My daughter might be nearly 11, but she is still very attached to her teddy (known only as Teddy). She always sleeps with him at night and she always takes him with her when she gets up in the morning.
This year is a big one for her. She has her year 6 residential and a week-long Scout camp. For a girl who has difficulties settling down to sleep, that is a pretty big deal. But I also think that it’s absolutely the right thing for her to take part.
The other day she expressed some second thoughts about the Scout camp (despite her brother and a few girls her age going). As I watched her climb the stairs to bed with Teddy, I wondered how she would cope. Because there’s one thing for certain. Teddy doesn’t go on school residentials or Scout camps. She might find it hard to sleep without him, but the sheer pain of potentially losing him would be too much to ‘bear’.
She actually dropped him out of her rucksack in London when we were running to watch Daddy complete Ride London. Thank goodness my eldest was running behind her and saw Teddy fall. The thought of what could have happened otherwise leaves me cold.
Teddy cannot leave the house.
Which leaves me with a conundrum.
But then I woke up at 4.45 one day, with my head full of pointless thoughts and worries, and I knew what I had to do.
I had to destroy a teddy.
Teddy is an Easyjet bear and back in the day he had an Easyjet Tshirt. Over time, the Tshirt was completely destroyed, so we asked someone to get us another Easyjet bear, so that Teddy could have that Tshirt. That Tshirt disintegrated too and now he wears a jumper my mum knitted.
And there is a perfectly good, naked teddy, identical in size and shape to Teddy. But where Teddy is worn and rough, this teddy is shiny and smooth. He is a poor imitation of Teddy. But is it possible to do in five months what it took over six years to achieve? Teddy has been cuddled and carried, thrown on the floor, had stuff spilled on him and had a fair few washes over the years to turn him into the well-loved and well-worn bear he is today.
Operation Teddy Bear Destruction started with a go in the washing machine which, disappointingly, had very little effect.
I rubbed at his fur quickly and repeatedly, hoping to replicate six years of love in super-fast time.
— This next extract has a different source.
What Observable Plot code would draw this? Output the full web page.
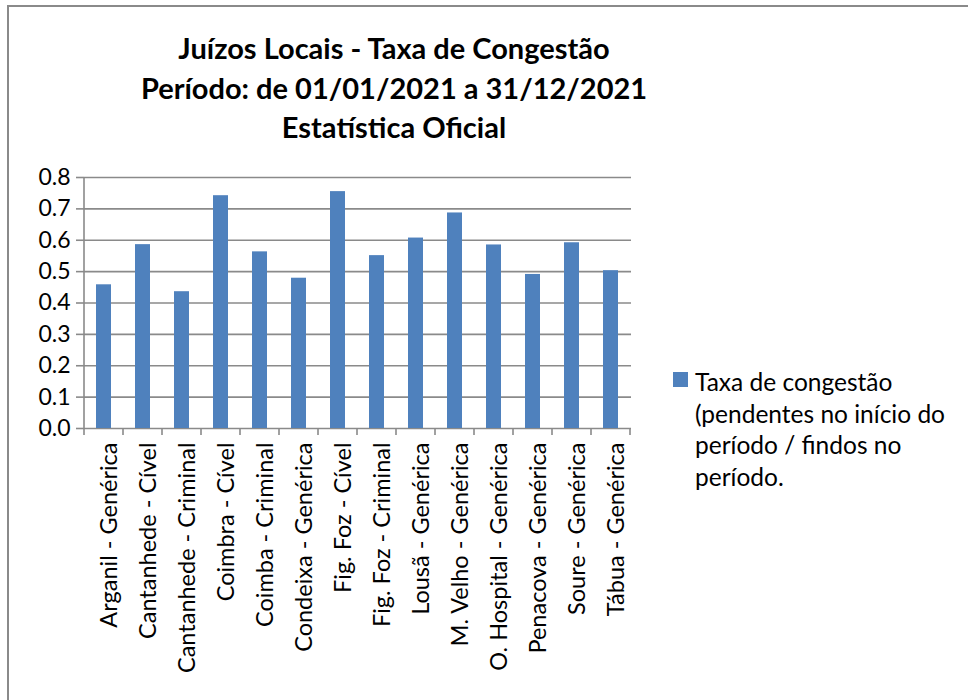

I swung him by his arms and legs a bit to make them go all floppy. I threw him on the floor over and over again (which felt a bit mean). My mum has knitted him his own jumper, to make him feel more like Teddy too.
I’m determined to do all I can to turn this teddy into one more like actual Teddy over the next few months. And even if I don’t quite succeed, my daughter will know just how much love I’ve poured into this little bear, just for her, and I hope he brings her some comfort when she’s away from home.